Current mood:  blessed
Well, some of you may know that I got married on October 27, 2008. We plan on having a ceremony on our 1 year anniversary in Ohio since our family couldn't be here to celebrate that day with us. Josh, my Husband, is currently training in GA till the 21st of Dec. and then will be home for 8 days and then goin back till about Jan. 5 from there he will be going to Iraq for about 6 months. I just found out that my bestfriend's, Megan, hubby will be at the same place during the same time (hoping they can meet up). I pray that they come home safely to us. I Finally completed my requirements for the Tiburon Team I'd been trying to get onto....Team TNT Official SOVA member Here!! Sharkie Chomp's my name and Chompin is the Game. LOL. Patience and persistance pays off in the end. Things in my past that I've been dealing with and busting my butt to make good are finally turning around. I found out the other day that I'm all set to go and cleared of any crap that's been taggin close behind me in the last year and a half. I have my parents to thank and will forever be thankfull to them for what they've done for me. It's way more than I could have asked for or even expected. I don't know when or how I would have gotten through this on my own. THANK YOU MOM & DAD! I can only go up from here, and I plan on making it back to the top in record time! I am loving our apartment that we moved into in May, I have my Husband to love and keep me goin, and I have my Boys, Cuervo & Axel. Work is work right now, it's the holidays and very hard to keep from being a Grinch when I have to deal with some of the people I come across at my job, but then the ones I care about at work and work with on a daily basis tend to know how to touch my heart and make me feel loved (even if it means bringing me Authentic Puerto Rican Thanksgiving dinner cuz they knew I'd be alone while my Husband is gone). It's those that make my job fun and me able to forget the bad and annoying events/people that try to take my fun away.

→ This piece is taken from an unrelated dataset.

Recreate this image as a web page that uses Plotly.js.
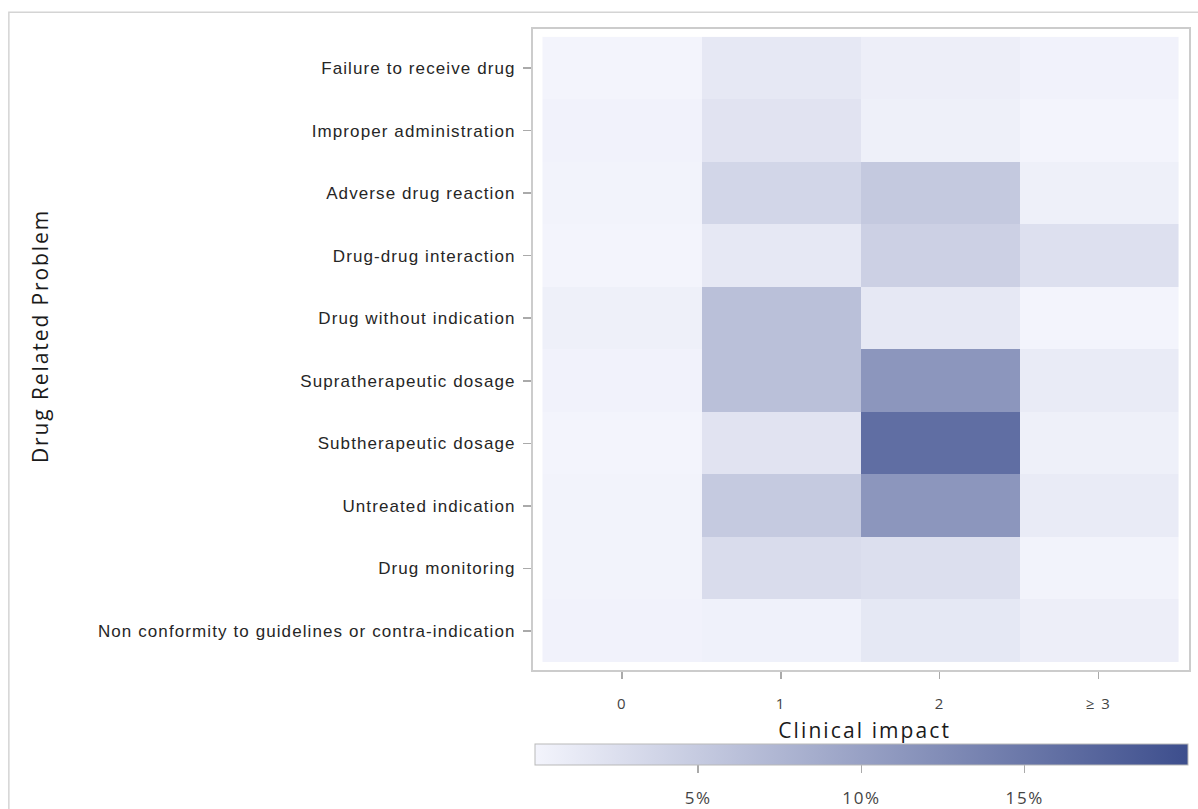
<!DOCTYPE html>
<html>
<head>
<meta charset="utf-8">
<script src="https://cdn.plot.ly/plotly-3.0.1.min.js"></script>
<style>
  html, body { margin: 0; padding: 0; background: #fff; }
  #chart { width: 1198px; height: 809px; }
  .yaxislayer-above text { letter-spacing: 1.1px; }
  .xaxislayer-above text { letter-spacing: 1.5px; }
  .colorbar text { letter-spacing: 1.6px; }
  .annotation[data-index="0"] text { letter-spacing: 1.9px; }
  .annotation[data-index="1"] text { letter-spacing: 2.1px; }
</style>
</head>
<body>
<div id="chart"></div>
<script>
// Drug related problems (top to bottom)
const problems = [
  "Failure to receive drug",
  "Improper administration",
  "Adverse drug reaction",
  "Drug-drug interaction",
  "Drug without indication",
  "Supratherapeutic dosage",
  "Subtherapeutic dosage",
  "Untreated indication",
  "Drug monitoring",
  "Non conformity to guidelines or contra-indication"
];
// Clinical impact categories
const impacts = ["0", "1", "2", "\u2265 3"];

// Percentages per clinical impact column, one value per problem (same order as problems)
const impact0 = [0.0, 0.2, 0.1, 0.0, 0.5, 0.2, 0.0, 0.1, 0.1, 0.2];
const impact1 = [1.4, 2.0, 3.6, 1.4, 6.3, 6.3, 2.0, 5.1, 2.9, 0.4];
const impact2 = [0.7, 0.5, 5.2, 4.3, 1.4, 11.3, 16.1, 11.3, 2.5, 1.5];
const impact3 = [0.2, 0.0, 0.5, 2.4, 0.0, 1.1, 0.5, 1.1, 0.1, 0.7];

// Colorbar ticks
const cbTickVals = [5, 10, 15];
const cbTickText = ["5%", "10%", "15%"];

const columns = [impact0, impact1, impact2, impact3];
const z = problems.map((p, i) => columns.map(col => col[i]));

const trace = {
  type: "heatmap",
  x: impacts,
  y: problems,
  z: z,
  zmin: 0,
  zmax: 20,
  colorscale: [[0, "#f3f4fc"], [1, "#3d4e8d"]],
  xgap: 0,
  ygap: 0,
  hovertemplate: "%{y}<br>Clinical impact %{x}: %{z:.1f}%<extra></extra>",
  colorbar: {
    orientation: "h",
    x: 0.003,
    xanchor: "left",
    y: -0.116,
    yanchor: "top",
    len: 0.995,
    lenmode: "fraction",
    thickness: 21,
    thicknessmode: "pixels",
    xpad: 0,
    ypad: 0,
    outlinewidth: 1,
    outlinecolor: "#b9b9b9",
    tickvals: cbTickVals,
    ticktext: cbTickText,
    ticks: "outside",
    ticklen: 8,
    tickwidth: 1.5,
    tickcolor: "#aaaaaa",
    tickfont: { family: "Open Sans, sans-serif", size: 17, color: "#444" }
  }
};

const layout = {
  width: 1198,
  height: 809,
  margin: { l: 533, r: 9, t: 29, b: 134 },
  paper_bgcolor: "#ffffff",
  plot_bgcolor: "#ffffff",
  showlegend: false,
  font: { family: "Liberation Sans, Arial, sans-serif", color: "#333" },
  xaxis: {
    type: "category",
    categoryarray: impacts,
    range: [-0.56, 3.569],
    showgrid: false,
    zeroline: false,
    showline: true,
    mirror: true,
    linecolor: "#cccccc",
    linewidth: 2,
    ticks: "outside",
    ticklen: 7,
    tickwidth: 1.5,
    tickcolor: "#aaaaaa",
    ticklabelstandoff: 12,
    tickfont: { family: "Open Sans, sans-serif", size: 15, color: "#444" },
    fixedrange: true
  },
  yaxis: {
    type: "category",
    categoryarray: problems,
    range: [9.627, -0.627],
    showgrid: false,
    zeroline: false,
    showline: true,
    mirror: true,
    linecolor: "#cccccc",
    linewidth: 2,
    ticks: "outside",
    ticklen: 8,
    tickwidth: 1.5,
    tickcolor: "#aaaaaa",
    ticklabelstandoff: 4,
    tickfont: { family: "Liberation Sans, Arial, sans-serif", size: 17, color: "#262626" },
    fixedrange: true
  },
  annotations: [
    {
      text: "Drug Related Problem",
      xref: "paper", yref: "paper",
      x: -0.7515, y: 0.521,
      xanchor: "center", yanchor: "middle",
      textangle: -90,
      showarrow: false,
      font: { family: "Open Sans, sans-serif", size: 21, color: "#1a1a1a" }
    },
    {
      text: "Clinical impact",
      xref: "paper", yref: "paper",
      x: 0.506, y: -0.0935,
      xanchor: "center", yanchor: "middle",
      showarrow: false,
      font: { family: "Open Sans, sans-serif", size: 21, color: "#1a1a1a" }
    }
  ],
  shapes: [
    {
      type: "rect",
      xref: "paper", yref: "paper",
      x0: -0.799, x1: 1.02, y0: -0.22, y1: 1.026,
      line: { color: "#d4d4d4", width: 1.5 },
      fillcolor: "rgba(0,0,0,0)",
      layer: "below"
    }
  ]
};

Plotly.newPlot("chart", [trace], layout, { displayModeBar: false, staticPlot: true }).then(function (gd) {
  // push colorbar tick labels a little further below the bar, as in the reference
  gd.querySelectorAll(".colorbar .cbaxis text").forEach(function (t) {
    const y = parseFloat(t.getAttribute("y") || "0");
    t.setAttribute("y", String(y + 11));
    t.querySelectorAll("tspan[y]").forEach(function (s) {
      s.setAttribute("y", String(parseFloat(s.getAttribute("y")) + 11));
    });
  });
});
</script>
</body>
</html>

April 12, 2008 - Saturday 
why does it seem like no matter how hard I try or set my mind to something that'll make me happy, it always ends up not happening or going wrong? all I've ever tried to do was make it on my on, be accepted in the crowd that has the same interests as me and enjoy doing the same things, help people out when in need of it....but for some odd reason things don't turnout as planned...I get burned by those I helped and that crowd of people don't give me a chance and stereo type me as "that typical girl"...they don't come out and say it, but I know they only try to talk to me and act like they're "cool" with me cuz of what I got, but I know better. I know it from the vibes I got when I met them and wanted to prove them wrong. Now, I just want to be known as me and only ME. the only thing that has NOT been crushed is my relationship with my boyfriend, my 2 dogs, my new title at work, and the new apartment that we'll be moving into on friday. I couldn't get through half the crap I've been dealing with if it wasn't for Josh, Cuervo, and Axel. they're there for me no matter what and always have my back and don't care what happens as long as we're happy in the end. One day things will be back to normal, and when that day comes it'll be better than normal and I will be relieved to put all this crap behind me. Just have to tough it out like I always have in the past. I would love to get revenege on those who burned me, but know that no good will come out of it. they will get their time to pay for things done wrong, just wish I could have front row tickets to see it though. I will be back on top soon, very soon. I thank Josh, my boys, and my family for everything they've done for me.